A headache (or cephalalgia in medical terms) is a condition of pain in the head. Sometimes, upper back or neck pain may also be interpreted as a headache. Headache ranks amongst the most common local pain complaints and may be frequent for many people.
What Causes Headaches?
The vast majority of headaches are benign and self-limiting. Common causes include tension, migraine, eye strain, dehydration, low blood sugar, and sinusitis. A migraine is a neurological syndrome characterized by altered bodily experiences, painful headaches, and nausea. It is a common condition which affects women more frequently than men. When the headache occurs in conjunction with a head injury, the cause is usually quite evident. A large percentage of headaches among women are caused by ever-fluctuating estrogen during menstrual years. This can occur prior to or even during midcycle menstruation.
Treatment of an uncomplicated headache is usually symptomatic, using over-the-counter painkillers such as aspirin, paracetamol (acetaminophen) or ibuprofen.

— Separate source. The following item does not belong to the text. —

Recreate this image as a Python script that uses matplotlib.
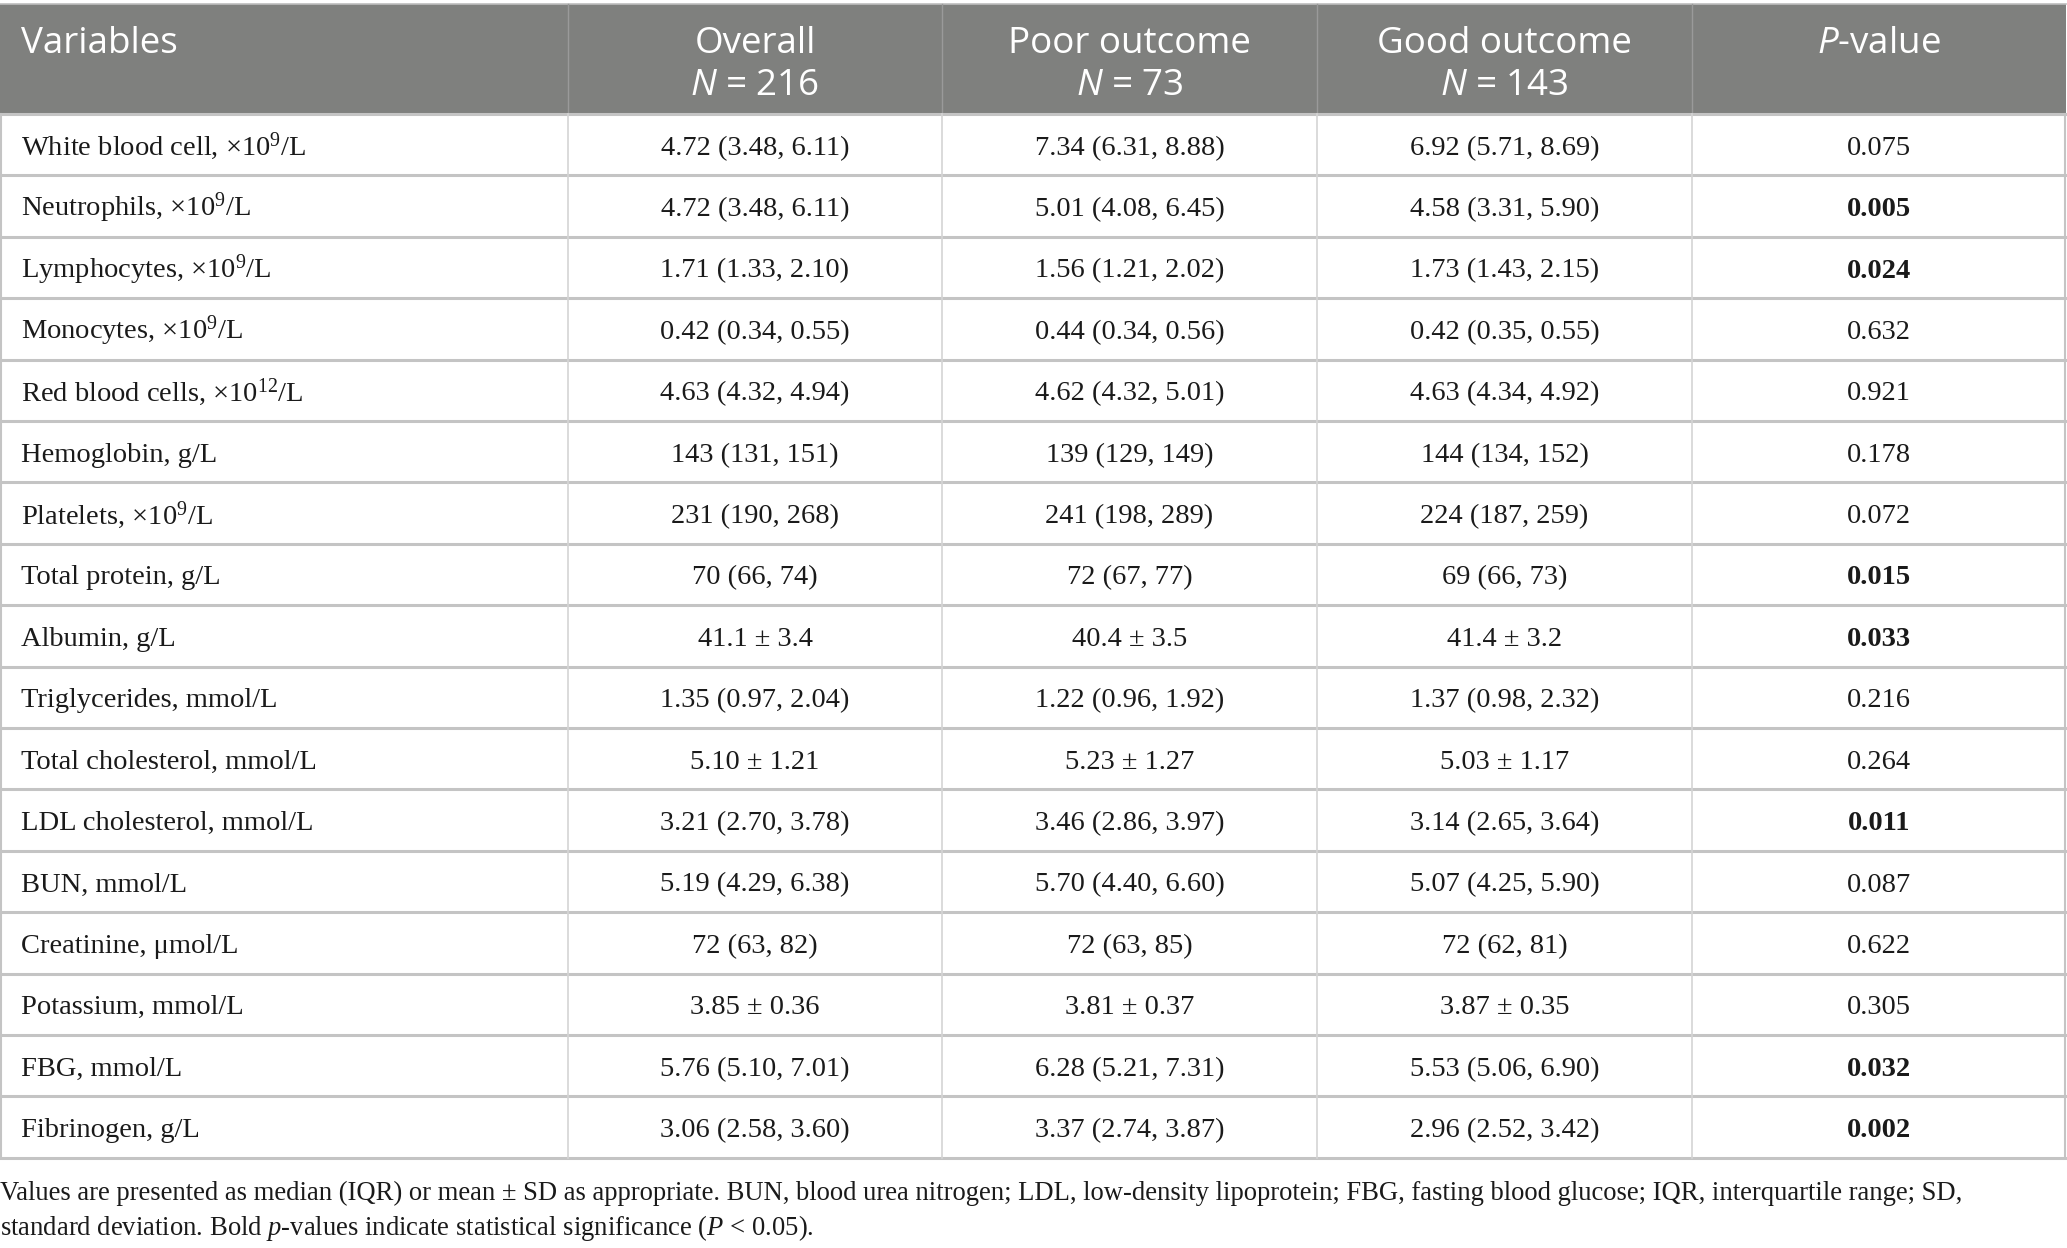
import matplotlib
matplotlib.use("Agg")
import matplotlib.pyplot as plt
from matplotlib.patches import Rectangle

plt.rcParams['mathtext.fontset'] = 'custom'
plt.rcParams['mathtext.rm'] = 'Liberation Serif'
plt.rcParams['mathtext.it'] = 'Liberation Serif:italic'
plt.rcParams['mathtext.bf'] = 'Liberation Serif:bold'
plt.rcParams['mathtext.sf'] = 'Open Sans:italic'

# table content
headers_top = ["Variables", "Overall", "Poor outcome", "Good outcome", "$\\mathsf{P}$-value"]
headers_n = ["", "$\\mathsf{N}$ = 216", "$\\mathsf{N}$ = 73", "$\\mathsf{N}$ = 143", ""]
variables = [
    "White blood cell, ×10$^{9}$/L", "Neutrophils, ×10$^{9}$/L", "Lymphocytes, ×10$^{9}$/L",
    "Monocytes, ×10$^{9}$/L", "Red blood cells, ×10$^{12}$/L", "Hemoglobin, g/L",
    "Platelets, ×10$^{9}$/L", "Total protein, g/L", "Albumin, g/L", "Triglycerides, mmol/L",
    "Total cholesterol, mmol/L", "LDL cholesterol, mmol/L", "BUN, mmol/L",
    "Creatinine, μmol/L", "Potassium, mmol/L", "FBG, mmol/L", "Fibrinogen, g/L",
]
overall = ["4.72 (3.48, 6.11)", "4.72 (3.48, 6.11)", "1.71 (1.33, 2.10)", "0.42 (0.34, 0.55)",
           "4.63 (4.32, 4.94)", "143 (131, 151)", "231 (190, 268)", "70 (66, 74)",
           "41.1 ± 3.4", "1.35 (0.97, 2.04)", "5.10 ± 1.21", "3.21 (2.70, 3.78)",
           "5.19 (4.29, 6.38)", "72 (63, 82)", "3.85 ± 0.36", "5.76 (5.10, 7.01)",
           "3.06 (2.58, 3.60)"]
poor = ["7.34 (6.31, 8.88)", "5.01 (4.08, 6.45)", "1.56 (1.21, 2.02)", "0.44 (0.34, 0.56)",
        "4.62 (4.32, 5.01)", "139 (129, 149)", "241 (198, 289)", "72 (67, 77)",
        "40.4 ± 3.5", "1.22 (0.96, 1.92)", "5.23 ± 1.27", "3.46 (2.86, 3.97)",
        "5.70 (4.40, 6.60)", "72 (63, 85)", "3.81 ± 0.37", "6.28 (5.21, 7.31)",
        "3.37 (2.74, 3.87)"]
good = ["6.92 (5.71, 8.69)", "4.58 (3.31, 5.90)", "1.73 (1.43, 2.15)", "0.42 (0.35, 0.55)",
        "4.63 (4.34, 4.92)", "144 (134, 152)", "224 (187, 259)", "69 (66, 73)",
        "41.4 ± 3.2", "1.37 (0.98, 2.32)", "5.03 ± 1.17", "3.14 (2.65, 3.64)",
        "5.07 (4.25, 5.90)", "72 (62, 81)", "3.87 ± 0.35", "5.53 (5.06, 6.90)",
        "2.96 (2.52, 3.42)"]
p_values = ["0.075", "0.005", "0.024", "0.632", "0.921", "0.178", "0.072", "0.015", "0.033",
            "0.216", "0.264", "0.011", "0.087", "0.622", "0.305", "0.032", "0.002"]
footnote = [
    "Values are presented as median (IQR) or mean ± SD as appropriate. BUN, blood urea nitrogen; "
    "LDL, low-density lipoprotein; FBG, fasting blood glucose; IQR, interquartile range; SD,",
    "standard deviation. Bold $p$-values indicate statistical significance ($P$ < 0.05).",
]

W, H = 2067, 1248
fig = plt.figure(figsize=(W / 100, H / 100), dpi=100)
ax = fig.add_axes([0, 0, 1, 1])
ax.set_xlim(0, W)
ax.set_ylim(H, 0)
ax.axis('off')

col_edges = [0, 568, 942, 1317, 1692, 2066]
head_top, head_bot = 4, 114
row_h = 61.4
n = len(variables)
grid = '#c4c4c4'
body_fs = 20.5
ink = '#1a1a1a'

# header
ax.add_patch(Rectangle((0, head_top), W - 1, head_bot - head_top, color='#7f807e', lw=0))
ax.plot([0, W - 1], [head_top, head_top], color='#bdbdbd', lw=1.2)
for j in range(5):
    if j == 0:
        x, ha = 21, 'left'
    else:
        x, ha = (col_edges[j] + col_edges[j + 1]) / 2, 'center'
    ax.text(x, 53, headers_top[j], ha=ha, va='baseline', color='white',
            family='Open Sans', fontsize=26.5)
    if headers_n[j]:
        ax.text(x, 95, headers_n[j], ha=ha, va='baseline', color='white',
                family='Open Sans', fontsize=26.5)
for j in range(1, 5):
    ax.plot([col_edges[j]] * 2, [head_top, head_bot], color='#9a9a9a', lw=1)

# body
for i in range(n):
    yb = head_bot + row_h * (i + 0.5) + 10
    ax.text(21, yb, variables[i], ha='left', va='baseline', family='Liberation Serif',
            fontsize=body_fs, color=ink)
    for j, vals in enumerate([overall, poor, good]):
        xc = (col_edges[j + 1] + col_edges[j + 2]) / 2
        ax.text(xc, yb, vals[i], ha='center', va='baseline', family='Liberation Serif',
                fontsize=body_fs, color=ink)
    bold = float(p_values[i]) < 0.05
    ax.text((col_edges[4] + col_edges[5]) / 2, yb, p_values[i], ha='center', va='baseline',
            family='Liberation Serif', fontsize=body_fs, color=ink,
            fontweight='bold' if bold else 'normal')

for i in range(n + 1):
    y = head_bot + row_h * i
    ax.plot([0, W - 1], [y, y], color=grid, lw=2.2)
table_bot = head_bot + row_h * n
for x in col_edges[1:5]:
    ax.plot([x, x], [head_bot, table_bot], color='#d4d4d4', lw=1.2)
ax.plot([1, 1], [head_bot, table_bot], color=grid, lw=1.5)
ax.plot([W - 2, W - 2], [head_bot, table_bot], color=grid, lw=1.5)

# footnote
ax.text(0, 1200, footnote[0], ha='left', va='baseline', family='Liberation Serif',
        fontsize=19.2, color=ink)
ax.text(0, 1235, footnote[1], ha='left', va='baseline', family='Liberation Serif',
        fontsize=19.2, color=ink)

fig.savefig('out.png', dpi=100)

Some specific forms of headaches (for example, migraines) may demand other more suitable treatment. It may be possible to relate the occurrence of a headache to other particular triggers (such as stress or particular foods), which can then be avoided.
What Are the Different Types of Headaches?
Yes, there are actually different types of headaches, depending on the cause or location of the pain. The four main types of headaches are vascular, myogenic, cervicogenis, and chronic progressive headaches.
The most common type of vascular headache is migraine. Migraine headaches are usually characterized by severe pain on one or both sides of the head, an upset stomach, and, for some people, disturbed vision. It is more common in women. While vascular changes are evident during a migraine, the cause of the headache is neurologic, not vascular.
Myogenic or muscular headaches appear to involve the tightening or tensing of facial and neck muscles; they may radiate to the forehead. Tension headache is the most common form of myogenic headache.
Cervicogenic headaches originate from disorders of the neck, including the anatomical structures innervated by the cervical roots C1–C3. Cervical headache is often precipitated by neck movement and/or sustained awkward head positioning. It is often accompanied by restricted cervical range of motion, ipsilateral neck, shoulder, or arm pain of a rather vague non-radicular nature or, occasionally, arm pain of a radicular nature.
Chronic Progressive Headaches
Chronic progressive headaches (also known as traction or inflammatory headaches) are symptoms of other disorders, ranging from stroke to sinus infection. Specific types of chronic progressive headaches include:
How to Get Headache Relief
Not all headaches require medical attention, and many respond with simple analgesia (painkillers) such as paracetamol/acetaminophen or members of the NSAID class (such as aspirin/acetylsalicylic acid or ibuprofen).
In recurrent unexplained headaches, healthcare professionals may recommend keeping a “headache diary” with entries on type of headache, associated symptoms, precipitating and aggravating factors. This may reveal specific patterns, such as an association with medication, menstruation or absenteeism or with certain foods. It was reported in March 2007 by two separate teams of researchers that stimulating the brain with implanted electrodes appears to help ease the pain of cluster headaches.